All of that is predicated on a continuously expanding surplus of raw materials, advanced technologies, and an educated labor force.
You can either import these as luxuries, in which case you're operating an export-oriented economy predicated on the market price of your domestic surplus. That requires a bigger economy you're effectively beholden to. Looks good in the moment, but over the course of centuries you just end up as a West African / Middle Eastern / East India Tea Company-controlled kingdom, wherein the bottlenecks of trade produce oligarchs of immense personal fortune.
Or you produce domestically, in the Juche model, and live within the means provided by your real estate and your people. But that requires an economy that can plan and organize resources on the order of decades (if not centuries) and invests domestically rather than keeping an eye towards meeting the needs of foreign import markets. It won't work as a capitalist system, because the capitalist demand for growth will push you back into the export-oriented model that foreigners exploit.

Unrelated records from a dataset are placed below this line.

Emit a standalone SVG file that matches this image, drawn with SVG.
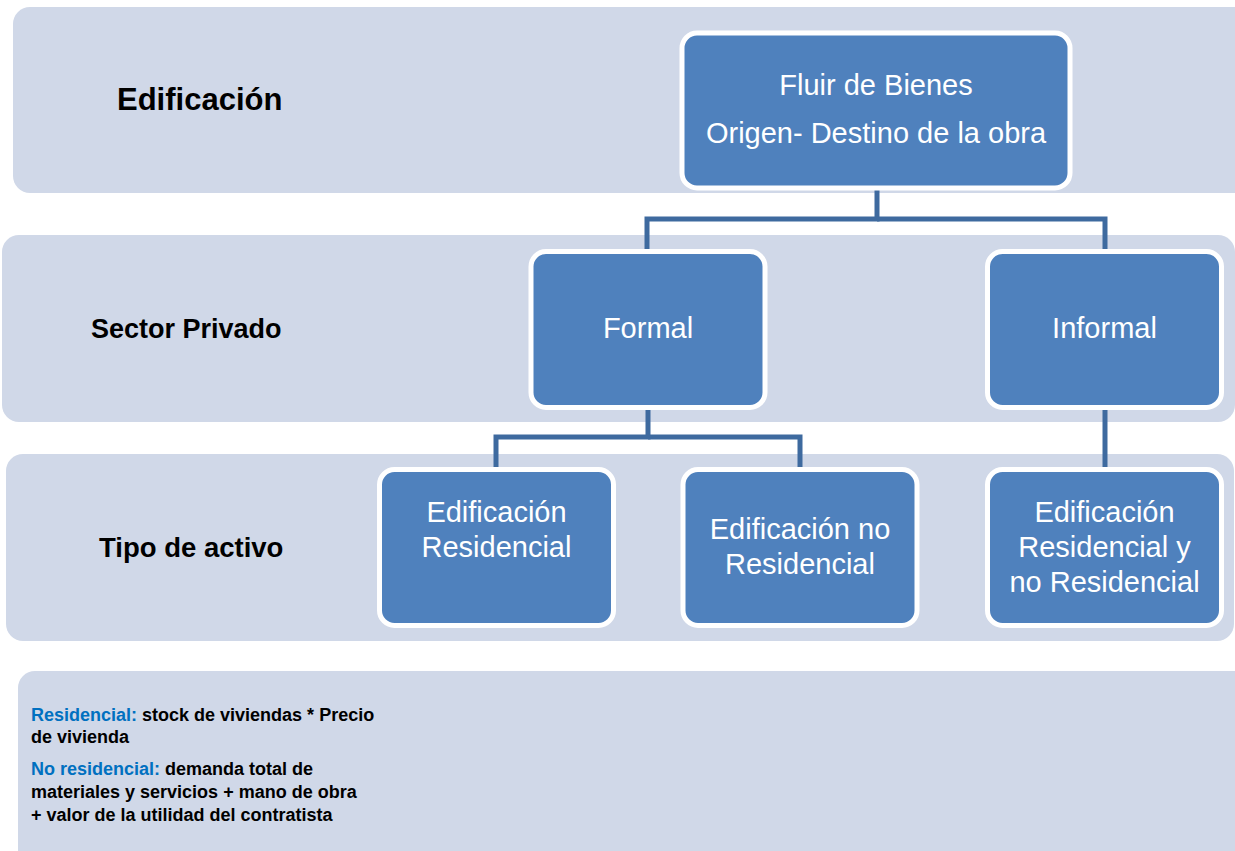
<svg xmlns="http://www.w3.org/2000/svg" width="1235" height="851" viewBox="0 0 1235 851">
<style>
.band{fill:#D0D8E8;}
.node{fill:#4F81BD;stroke:#FFFFFF;stroke-width:5;}
.nt{font-family:"Liberation Sans",Arial,sans-serif;font-size:29px;fill:#FFFFFF;text-anchor:middle;}
.lbl{font-family:"Liberation Sans",Arial,sans-serif;font-weight:bold;fill:#000000;}
.note{font-family:"Liberation Sans",Arial,sans-serif;font-weight:bold;font-size:18px;fill:#000000;}
.key{fill:#0070C0;}
.conn{fill:none;stroke:#3E6A9F;stroke-width:5;}
</style>
<rect width="1235" height="851" fill="#FFFFFF"/>
<g id="bands">
<rect class="band" x="13" y="7" width="1260" height="186" rx="17"/>
<rect class="band" x="2" y="235" width="1233" height="187" rx="17"/>
<rect class="band" x="6" y="454" width="1228" height="187" rx="17"/>
<rect class="band" x="18" y="671" width="1260" height="220" rx="17"/>
</g>
<g id="labels">
<text class="lbl" x="117" y="110" font-size="31">Edificación</text>
<text class="lbl" x="91" y="338" font-size="27">Sector Privado</text>
<text class="lbl" x="99" y="557" font-size="27.5">Tipo de activo</text>
</g>
<g id="connectors">
<polyline class="conn" points="877,190 877,219 647,219 647,250"/>
<polyline class="conn" points="877,219 1105,219 1105,250"/>
<polyline class="conn" points="648,409 648,437 496,437 496,468"/>
<polyline class="conn" points="648,437 800,437 800,468"/>
<line class="conn" x1="1105" y1="409" x2="1105" y2="468"/>
</g>
<g id="node-fluir">
<rect class="node" x="682" y="33" width="388" height="155" rx="15"/>
<text class="nt" x="876" y="95">Fluir de Bienes</text>
<text class="nt" x="876" y="143">Origen- Destino de la obra</text>
</g>
<g id="node-formal">
<rect class="node" x="531" y="251.5" width="234" height="156" rx="15"/>
<text class="nt" x="648" y="338">Formal</text>
</g>
<g id="node-informal">
<rect class="node" x="987.5" y="251.5" width="234" height="156" rx="15"/>
<text class="nt" x="1104.5" y="338">Informal</text>
</g>
<g id="node-residencial">
<rect class="node" x="379.5" y="469.5" width="234" height="156" rx="15"/>
<text class="nt" x="496.5" y="522">Edificación</text>
<text class="nt" x="496.5" y="557">Residencial</text>
</g>
<g id="node-noresidencial">
<rect class="node" x="683" y="469.5" width="234" height="156" rx="15"/>
<text class="nt" x="800" y="539">Edificación no</text>
<text class="nt" x="800" y="574">Residencial</text>
</g>
<g id="node-resynores">
<rect class="node" x="987.5" y="469.5" width="234" height="156" rx="15"/>
<text class="nt" x="1104.5" y="522">Edificación</text>
<text class="nt" x="1104.5" y="557">Residencial y</text>
<text class="nt" x="1104.5" y="592">no Residencial</text>
</g>
<g id="note">
<text class="note" x="31" y="721"><tspan class="key">Residencial:</tspan> stock de viviendas * Precio</text>
<text class="note" x="31" y="743">de vivienda</text>
<text class="note" x="31" y="775"><tspan class="key">No residencial:</tspan> demanda total de</text>
<text class="note" x="31" y="798">materiales y servicios + mano de obra</text>
<text class="note" x="31" y="821">+ valor de la utilidad del contratista</text>
</g>
</svg>
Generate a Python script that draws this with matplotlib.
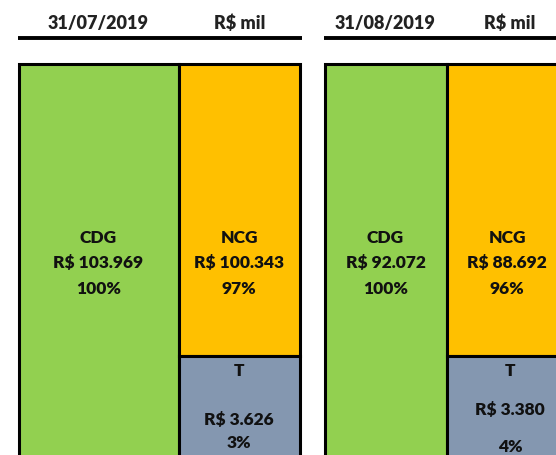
import matplotlib
matplotlib.use('Agg')
import matplotlib.pyplot as plt
from matplotlib.patches import Rectangle

# data
dates = ['31/07/2019', '31/08/2019']
unit = 'R$ mil'
cdg_values = ['103.969', '92.072']
cdg_pct = ['100%', '100%']
ncg_values = ['100.343', '88.692']
ncg_pct = ['97%', '96%']
t_values = ['3.626', '3.380']
t_pct = ['3%', '4%']

GREEN = '#92D050'
ORANGE = '#FFC000'
GRAY = '#8497B0'

plt.rcParams['font.family'] = ['Lato', 'DejaVu Sans']

fig = plt.figure(figsize=(5.56, 4.55), dpi=100)
ax = fig.add_axes([0, 0, 1, 1])
ax.set_xlim(0, 556)
ax.set_ylim(455, 0)
ax.axis('off')

lw = 2.2
# panel layout (pixels): left edge, split x, right edge
panels = [(18.5, 178.5, 299.5), (324.5, 446.5, 570)]
line_ends = [(18, 302), (324, 556)]
top, split_y, bottom = 63.5, 356, 470

for i, (x0, x1, x2) in enumerate(panels):
    # header
    ax.plot(line_ends[i], [37.5, 37.5], color='black', lw=2.8, solid_capstyle='butt')
    ax.text((x0 + x1) / 2, 23, dates[i], ha='center', va='center', fontsize=13, fontweight='heavy', color='#222222')
    ax.text(240 if i == 0 else 510, 23, unit, ha='center', va='center', fontsize=13, fontweight='heavy', color='#222222')

    ax.add_patch(Rectangle((x0, top), x1 - x0, bottom - top, facecolor=GREEN, edgecolor='black', lw=lw))
    ax.add_patch(Rectangle((x1, top), x2 - x1, split_y - top, facecolor=ORANGE, edgecolor='black', lw=lw))
    ax.add_patch(Rectangle((x1, split_y), x2 - x1, bottom - split_y, facecolor=GRAY, edgecolor='black', lw=lw))

    kw = dict(ha='center', va='center', fontsize=12.5, fontweight='heavy', color='#111111')
    cx = (x0 + x1) / 2
    ax.text(cx, 238, 'CDG', **kw)
    ax.text(cx, 263, 'R$ ' + cdg_values[i], **kw)
    ax.text(cx, 289, cdg_pct[i], **kw)

    nx = (x1 + x2) / 2 if i == 0 else 507
    ax.text(nx, 238, 'NCG', **kw)
    ax.text(nx, 263, 'R$ ' + ncg_values[i], **kw)
    ax.text(nx, 289, ncg_pct[i], **kw)

    tx = (x1 + x2) / 2 if i == 0 else 510
    ax.text(tx, 371, 'T', **kw)
    if i == 0:
        ax.text(tx, 420, 'R$ ' + t_values[i], **kw)
        ax.text(tx, 443, t_pct[i], **kw)
    else:
        ax.text(tx, 410, 'R$ ' + t_values[i], **kw)
        ax.text(tx, 447, t_pct[i], **kw)

fig.savefig('out.png', dpi=100)
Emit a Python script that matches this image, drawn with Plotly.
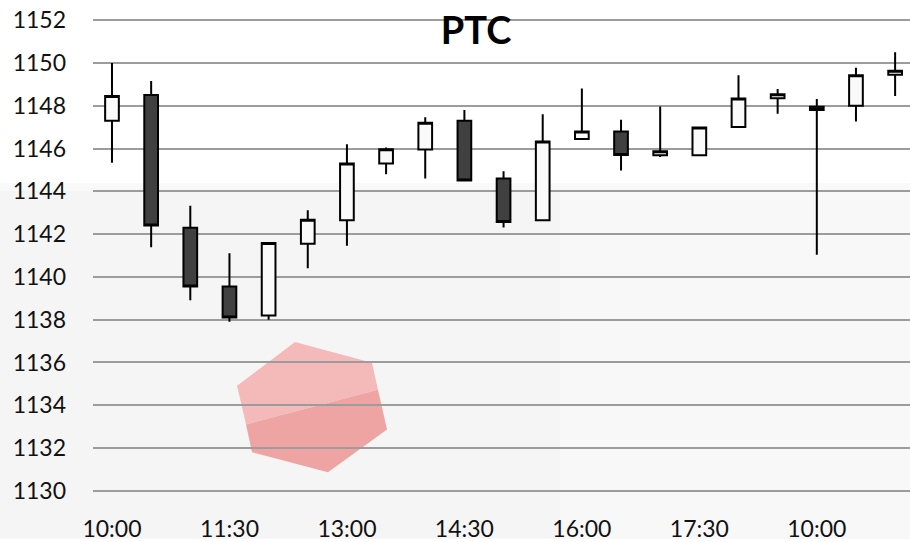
import plotly.graph_objects as go

# ---- data ----
times = ["10:00", "10:30", "11:00", "11:30", "12:00", "12:30", "13:00", "13:30",
         "14:00", "14:30", "15:00", "15:30", "16:00", "16:30", "17:00", "17:30",
         "18:00", "18:30", "10:00", "10:30", "11:00"]
open_ = [1147.3, 1148.5, 1142.3, 1139.55, 1138.2, 1141.55, 1142.65, 1145.3, 1145.95, 1147.3,
         1144.6, 1142.65, 1146.45, 1146.8, 1145.68, 1145.68, 1147.0, 1148.35, 1147.95, 1148.0, 1149.45]
close = [1148.45, 1142.4, 1139.55, 1138.1, 1141.58, 1142.67, 1145.3, 1145.97, 1147.2, 1144.5,
         1142.57, 1146.33, 1146.8, 1145.7, 1145.87, 1146.98, 1148.34, 1148.54, 1147.8, 1149.42, 1149.63]
high = [1150.0, 1149.16, 1143.32, 1141.1, 1141.6, 1143.11, 1146.2, 1146.05, 1147.46, 1147.8,
        1144.94, 1147.6, 1148.8, 1147.34, 1147.96, 1146.98, 1149.42, 1148.78, 1148.31, 1149.78, 1150.5]
low = [1145.33, 1141.38, 1138.91, 1137.9, 1138.0, 1140.4, 1141.45, 1144.8, 1144.6, 1144.5,
       1142.31, 1142.65, 1146.44, 1144.97, 1145.6, 1145.68, 1146.98, 1147.63, 1141.04, 1147.26, 1148.45]
y_ticks = list(range(1130, 1153, 2))
title_text = "PTC"

idx = list(range(len(times)))
tick_idx = idx[::3]
tick_text = [times[i] for i in tick_idx]

W, H = 910, 542
L, R, T, B = 93, 0, 18, 46
PW, PH = W - L - R, H - T - B


def px(x):
    return (x - L) / PW


def py(y):
    return (H - B - y) / PH


def path(points):
    return "M " + " L ".join(f"{px(a):.4f},{py(b):.4f}" for a, b in points) + " Z"


fig = go.Figure()
fig.add_trace(go.Candlestick(
    x=idx, open=open_, high=high, low=low, close=close,
    increasing=dict(line=dict(color="#000000", width=2), fillcolor="#fafafa"),
    decreasing=dict(line=dict(color="#000000", width=2), fillcolor="#404040"),
    whiskerwidth=0, hoverinfo="none", showlegend=False,
))

# background decoration (watermark)
shapes = [
    dict(type="rect", xref="paper", yref="paper", x0=px(0), x1=px(W), y0=py(H), y1=py(192),
         fillcolor="#f5f5f5", line=dict(width=0), layer="below"),
    dict(type="rect", xref="paper", yref="paper", x0=px(0), x1=px(W), y0=py(192), y1=py(184),
         fillcolor="#f9f9f9", line=dict(width=0), layer="below"),
    dict(type="rect", xref="paper", yref="paper", x0=px(560), x1=px(W), y0=py(H), y1=py(192),
         fillcolor="#f8f8f8", line=dict(width=0), layer="below"),
    dict(type="path", xref="paper", yref="paper",
         path=path([(237, 388), (295, 344), (372, 365), (378, 392), (246, 427)]),
         fillcolor="#f4b9b9", line=dict(width=0), layer="below"),
    dict(type="path", xref="paper", yref="paper",
         path=path([(246, 427), (378, 392), (387, 432), (328, 475), (252, 455)]),
         fillcolor="#efa4a4", line=dict(width=0), layer="below"),
]

fig.update_layout(
    width=W, height=H,
    margin=dict(l=L, r=R, t=T, b=B),
    paper_bgcolor="#ffffff", plot_bgcolor="rgba(0,0,0,0)",
    font=dict(family="Lato, 'Open Sans', sans-serif", size=23, color="#111111"),
    title=dict(text=f"<b>{title_text}</b>", x=476 / W, y=1 - 31 / H, xref="container", yref="container",
               xanchor="center", yanchor="middle", font=dict(size=38, color="#000000")),
    boxgap=0.5,
    shapes=shapes,
    xaxis=dict(range=[-0.485, 20.38], tickvals=tick_idx, ticktext=tick_text, showgrid=False,
               zeroline=False, showline=False, ticks="", rangeslider=dict(visible=False),
               ticklabelstandoff=20, fixedrange=True),
    yaxis=dict(range=[1129.9, 1152.1], tickvals=y_ticks, showgrid=True, gridcolor="#9c9c9c",
               gridwidth=1.6, zeroline=False, showline=False, ticks="", ticklabelstandoff=26,
               fixedrange=True),
)

fig.write_html("out.html", config={"displayModeBar": False},
               post_script="document.body.style.margin='0';document.body.style.overflow='hidden';")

"Free" markets follow the bubbles in credit and compel local economies to chase short term speculative bubbles at the expense of long term economic needs. Planned economies can build infrastructure in advance of future needs and plan social policy to curb economically regressive short-term profitable impulses with long term costs (opium consumption, coal/NGL power grids, cash crops that deplete arable land and water reserves like tobacco and pistachios).
They aren't durable. They produce rapid consolidations of wealth and political capital. And they create intergenerational risks that the current cohort of investors have little reason to acknowledge or prevent.